Pakistan has ordered the deportation of 130 Turkish teachers at schools with alleged links to Fethullah Gulen, the U.S.-based cleric Ankara blames for orchestrating a failed coup in July.
Teachers at the private PakTurk International Schools and Colleges and their families -- around 450 people, in all -- were ordered by the Interior Ministry to leave Pakistan by November 20 because their requests for visa extensions were not approved.
The crackdown on PakTurk is a big blow to the more than 10,000 students enrolled at its 28 campuses in Pakistan, where a staggering 24 million children remain out of school.
The move came as Turkish President Recep Tayyip Erdogan arrived in Islamabad on November 16.
During his two-day visit, Erdogan is scheduled to meet top Pakistani officials and address a joint session of parliament.
Ankara has asked Islamabad to close down any groups in the country that have links to Gulen, whose religious and social movement operates around 2,000 educational institutions in about 160 countries.

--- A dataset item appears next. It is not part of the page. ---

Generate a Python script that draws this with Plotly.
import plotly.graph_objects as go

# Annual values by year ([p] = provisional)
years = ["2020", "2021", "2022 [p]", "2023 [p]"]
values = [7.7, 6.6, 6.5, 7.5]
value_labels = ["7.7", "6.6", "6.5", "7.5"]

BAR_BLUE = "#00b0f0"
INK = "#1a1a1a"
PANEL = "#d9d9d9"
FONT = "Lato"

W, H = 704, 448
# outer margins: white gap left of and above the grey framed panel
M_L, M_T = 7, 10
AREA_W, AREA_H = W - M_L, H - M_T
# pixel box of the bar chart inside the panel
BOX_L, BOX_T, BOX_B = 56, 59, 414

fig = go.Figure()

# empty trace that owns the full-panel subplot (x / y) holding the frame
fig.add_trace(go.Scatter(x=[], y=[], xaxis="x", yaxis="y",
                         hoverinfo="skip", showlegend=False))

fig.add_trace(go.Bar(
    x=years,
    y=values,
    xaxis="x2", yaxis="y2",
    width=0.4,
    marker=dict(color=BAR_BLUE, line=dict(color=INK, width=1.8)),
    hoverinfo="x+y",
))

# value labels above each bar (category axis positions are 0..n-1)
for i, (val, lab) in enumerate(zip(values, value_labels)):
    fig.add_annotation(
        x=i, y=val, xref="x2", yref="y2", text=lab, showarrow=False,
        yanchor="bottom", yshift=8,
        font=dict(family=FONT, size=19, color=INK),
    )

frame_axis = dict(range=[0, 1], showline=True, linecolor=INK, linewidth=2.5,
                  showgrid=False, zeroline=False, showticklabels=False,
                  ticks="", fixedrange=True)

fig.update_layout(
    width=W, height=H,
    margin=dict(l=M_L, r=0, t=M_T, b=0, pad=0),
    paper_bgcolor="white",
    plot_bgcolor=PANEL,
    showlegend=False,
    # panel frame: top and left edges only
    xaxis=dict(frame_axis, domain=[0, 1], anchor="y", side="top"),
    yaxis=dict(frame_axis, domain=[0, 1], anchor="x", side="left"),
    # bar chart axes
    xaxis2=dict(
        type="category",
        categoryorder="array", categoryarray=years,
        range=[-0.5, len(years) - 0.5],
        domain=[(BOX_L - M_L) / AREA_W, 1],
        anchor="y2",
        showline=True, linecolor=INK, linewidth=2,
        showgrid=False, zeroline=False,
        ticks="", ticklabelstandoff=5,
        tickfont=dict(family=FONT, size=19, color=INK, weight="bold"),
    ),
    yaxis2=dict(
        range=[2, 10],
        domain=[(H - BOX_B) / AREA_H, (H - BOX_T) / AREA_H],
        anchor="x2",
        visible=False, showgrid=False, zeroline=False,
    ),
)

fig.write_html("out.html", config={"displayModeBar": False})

Pakistan's Dawn newspaper reported that the Islamabad High Court has set a hearing for November 17 on a petition by PakTurk challenging the decision.
"PakTurk International Schools and Colleges are deeply concerned over the abrupt decision of the government requiring the Turkish teachers, management, and their family members...to leave the country within three days," PakTurk said in a statement posted on its website on November 16.
It added that the staff members were asked to leave because of "nonapproval of their requests for extension of visa."
"We want to ensure the students and their parents that educational activities at all branches of PakTurk educational institutions across Pakistan are continuously operational," the statement said.
PakTurk denied that it had any affiliation with Gulen or his movement. It said its schools would continue operating across Pakistan.
Pak-Turk schools and colleges were launched in 1995 under an international nongovernmental organization registered with the Turkish government.
In August, Pakistan promised to investigate PakTurk after a visit to Islamabad by Turkish Foreign Minister Mevlut Cavusoglu, who said, "it is no secret that Gulen's organizations has institutions" in the South Asian country.
Before his departure from Ankara, Erdogan praised Pakistan's actions against what his government calls the Gulenist "terrorist" organization, saying he was "very pleased."
"Just like Turkey, Pakistan is carrying out a relentless fight against terror," he said. "Turkey supports Pakistan's battle until the end."
Turkey and Pakistan, both Sunni Muslim countries, have traditionally had close relations.
Ties have only deepened under the leadership of Erdogan and Pakistani Prime Minister Nawaz Sharif.
Turkey has pressured dozens of countries to clamp down on schools linked with Gulen.
Gulen, who is living in self-imposed exile in the United States, is accused by Ankara of ordering a July 15 attempted coup against Erdogan by a group of Gulen's followers within Turkey's military.
Gulen has repeatedly denied the accusation, and U.S. officials have responded to complaints from Turkish officials by saying Ankara must present compelling evidence implicating Gulen in order to consider extradition.